A Vietnam War veteran, Youngblood grew up working in the potato sheds around Bakersfield and said he’s happiest hiking or riding his quarter horse, Sparky.
He has raised the ire of Democrats for his willingness to involve immigration authorities in his jails. Youngblood asked the county Board of Supervisors to adopt a resolution that would declare Kern a “law and order” county, not a “sanctuary” county.
The American Civil Liberties Union last year issued a report critical of the force used by the Kern County Sheriff’s Department and Bakersfield Police Department, accusing both agencies of shooting and killing people at a higher rate than comparable departments.

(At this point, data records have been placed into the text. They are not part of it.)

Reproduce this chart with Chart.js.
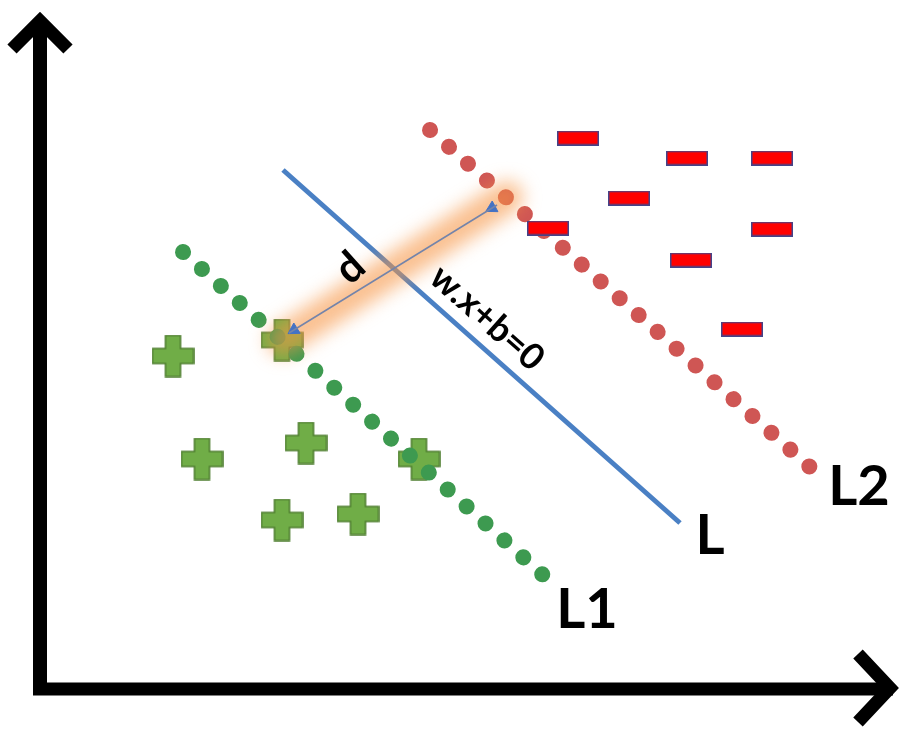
<!DOCTYPE html>
<html>
<head>
<meta charset="utf-8">
<title>SVM margin</title>
<script src="https://cdn.jsdelivr.net/npm/chart.js@4.4.1/dist/chart.umd.min.js"></script>
<style>
  html, body { margin: 0; padding: 0; background: #fff; }
  canvas { display: block; }
</style>
</head>
<body>
<canvas id="myChart" width="905" height="744"></canvas>
<script>
// class +1 samples (green pluses)
const plusX = [133, 162, 242, 266, 242, 318, 379];
const plusY = [333, 230, 349, 246, 169, 175, 230];

// class -1 samples (red minuses)
const minusX = [538, 647, 732, 589, 508, 732, 651, 702];
const minusY = [551, 531, 531, 491, 461, 460, 429, 360];

// lines: L1 (support, green), L (decision boundary), L2 (support, red)
const lineL1X = [143, 503];
const lineL1Y = [437, 114];
const lineLX = [243, 640];
const lineLY = [519, 166];
const lineL2X = [390, 770];
const lineL2Y = [559, 222];

// margin arrow d
const marginX = [249, 457];
const marginY = [356, 484];

// axes
const axisX = [-7, 853];
const axisY = [-6, 669];

const pts = (xs, ys) => xs.map((v, i) => ({ x: v, y: ys[i] }));

function makePlus(size, arm, fill, stroke) {
    const c = document.createElement('canvas');
    c.width = size; c.height = size;
    const g = c.getContext('2d');
    const a = (size - arm) / 2, b = a + arm, e = size - 1, s = 1;
    g.beginPath();
    g.moveTo(a, s); g.lineTo(b, s); g.lineTo(b, a); g.lineTo(e, a);
    g.lineTo(e, b); g.lineTo(b, b); g.lineTo(b, e); g.lineTo(a, e);
    g.lineTo(a, b); g.lineTo(s, b); g.lineTo(s, a); g.lineTo(a, a);
    g.closePath();
    g.fillStyle = fill; g.fill();
    g.lineWidth = 1.6; g.strokeStyle = stroke; g.stroke();
    return c;
}

function makeBar(w, h, fill, stroke) {
    const c = document.createElement('canvas');
    c.width = w; c.height = h;
    const g = c.getContext('2d');
    g.fillStyle = fill;
    g.fillRect(0, 0, w, h);
    g.lineWidth = 1.5; g.strokeStyle = stroke;
    g.strokeRect(0.75, 0.75, w - 1.5, h - 1.5);
    return c;
}

const plusImg = makePlus(43, 15, '#70ad47', '#4f7f30');
const minusImg = makeBar(42, 15, '#ff0000', '#44448a');

// arrowhead directions
const ang = Math.atan2(-(marginY[1] - marginY[0]), marginX[1] - marginX[0]) * 180 / Math.PI;

const annotations = [
    { text: 'L', x: 670, y: 153, font: 'bold 56px Lato', rot: 0 },
    { text: 'L1', x: 547, y: 79, font: 'bold 56px Lato', rot: 0 },
    { text: 'L2', x: 819, y: 202, font: 'bold 56px Lato', rot: 0 },
    { text: 'd', x: 310, y: 421, font: 'bold 42px Lato', rot: -42 },
    { text: 'w.x+b=0', x: 447, y: 371, font: 'bold 36px Lato', rot: 41.6 }
];

const textPlugin = {
    id: 'textPlugin',
    beforeDatasetDraw(chart, args) {
        if (chart.data.datasets[args.index].glow) {
            chart.ctx.save();
            chart.ctx.filter = 'blur(9px)';
        }
    },
    afterDatasetDraw(chart, args) {
        if (chart.data.datasets[args.index].glow) chart.ctx.restore();
    },
    afterDatasetsDraw(chart) {
        const { ctx, scales: { x, y } } = chart;
        ctx.save();
        ctx.fillStyle = '#000';
        ctx.textAlign = 'center';
        ctx.textBaseline = 'middle';
        annotations.forEach(a => {
            ctx.save();
            ctx.translate(x.getPixelForValue(a.x), y.getPixelForValue(a.y));
            ctx.rotate(a.rot * Math.PI / 180);
            ctx.font = a.font;
            ctx.fillText(a.text, 0, 0);
            ctx.restore();
        });
        ctx.restore();
    }
};

const lineSet = (data, color, width, order, extra) => Object.assign({
    data, showLine: true, borderColor: color, borderWidth: width,
    pointRadius: 0, fill: false, order, tension: 0
}, extra || {});

const ctx = document.getElementById('myChart');
new Chart(ctx, {
    type: 'scatter',
    data: {
        datasets: [
            // axes with arrow heads
            lineSet(pts([0, 0], axisY), '#000', 14, 1, { borderCapStyle: 'butt' }),
            lineSet(pts(axisX, [0, 0]), '#000', 13, 1, { borderCapStyle: 'butt' }),
            lineSet(pts([-28, 0, 28], [640, 668, 640]), '#000', 13, 1, { borderJoinStyle: 'miter' }),
            lineSet(pts([818, 850, 818], [35, 1, -33]), '#000', 13, 1, { borderJoinStyle: 'miter' }),
            // margin arrow
            lineSet(pts(marginX, marginY), '#7484aa', 1.5, 2),
            {
                data: pts([254, 452], [359, 481]),
                showLine: false, order: 2,
                pointStyle: 'triangle', pointRadius: 7,
                pointRotation: [ang + 270, 90 - ang],
                backgroundColor: '#4472c4', borderColor: '#4472c4'
            },
            // orange glow around d
            lineSet(pts([243, 467], [349, 492]), 'rgba(247,150,70,0.6)', 32, 3, { borderCapStyle: 'round', glow: true }),
            // decision boundary L
            lineSet(pts(lineLX, lineLY), '#4a80c4', 5, 4, { borderCapStyle: 'butt' }),
            // minus samples
            { data: pts(minusX, minusY), pointStyle: minusImg, order: 5 },
            // dotted margin lines
            lineSet(pts(lineL2X, lineL2Y), '#cf5654', 16, 6, { borderDash: [0.1, 25.25], borderCapStyle: 'round' }),
            lineSet(pts(lineL1X, lineL1Y), '#3d9a50', 16, 7, { borderDash: [0.1, 25.3], borderCapStyle: 'round' }),
            // plus samples
            { data: pts(plusX, plusY), pointStyle: plusImg, order: 8 }
        ]
    },
    options: {
        responsive: false,
        animation: false,
        events: [],
        layout: { padding: 0, autoPadding: false },
        plugins: { legend: { display: false }, tooltip: { enabled: false } },
        scales: {
            x: { type: 'linear', min: -40, max: 865, display: false },
            y: { type: 'linear', min: -55, max: 689, display: false }
        }
    },
    plugins: [textPlugin]
});
</script>
</body>
</html>
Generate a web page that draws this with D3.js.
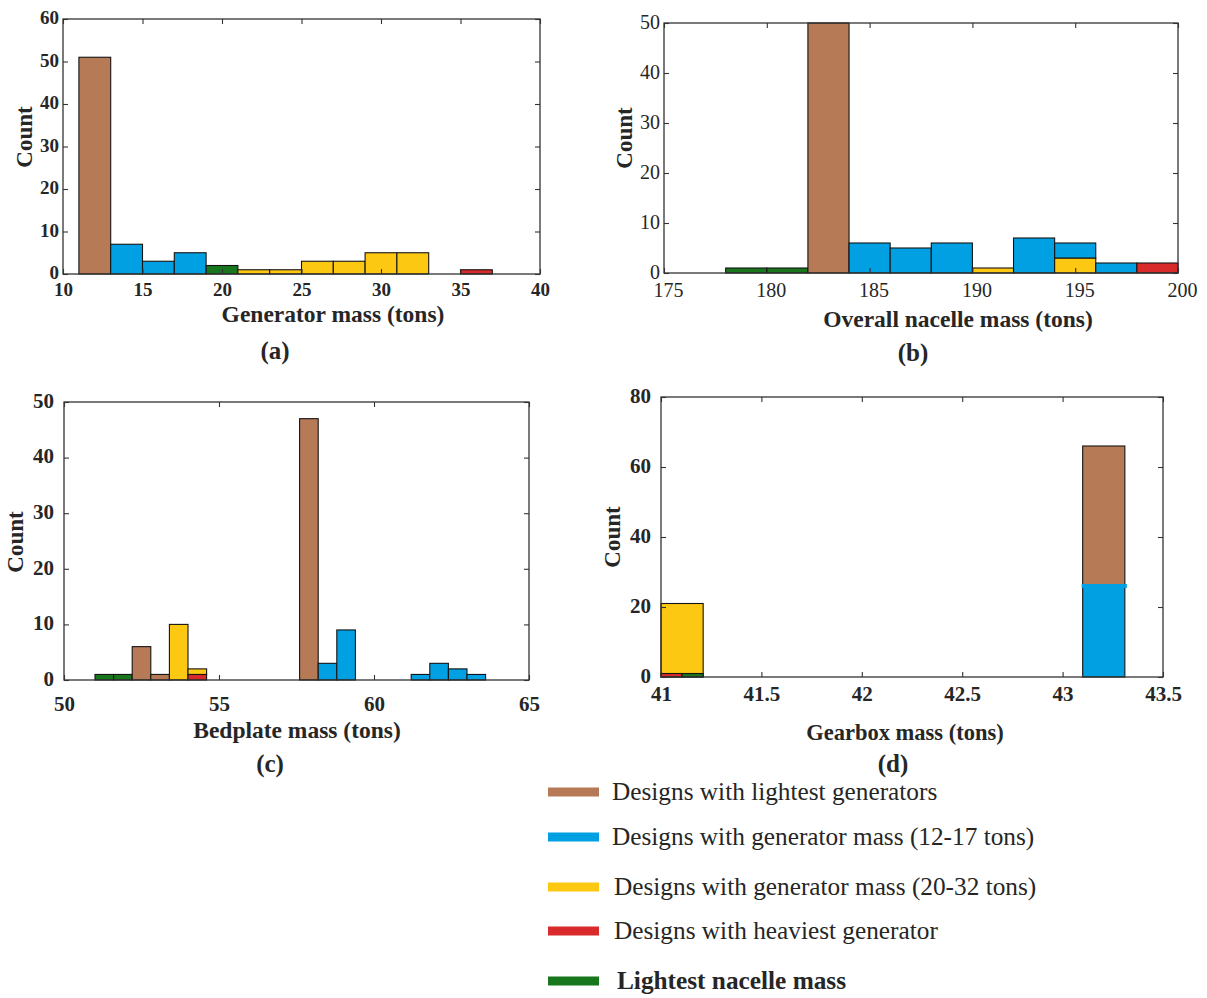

But it is Youngblood’s management style that has led to a rebellion by some deputies. The 300-member detention officers union is actively campaigning for Youngblood’s opponent, Justin Fleeman, a chief deputy. Fleeman has questioned Youngblood’s use of resources, oversight and decision-making.
In 2006, the same union endorsed Youngblood after the recording. All three unions representing deputies have endorsed Youngblood’s challenger in the June primary.
The detention officers union in a Facebook post said the department is in “desperate need of positive changes for the betterment of all of Kern County citizens.”
“Your Detention Deputies know it is time to elect a new Sheriff who will bring a fresh approach and new ideas.”
The union has declined to make public the entire tape.
5:35 p.m.: This article was updated with additional details.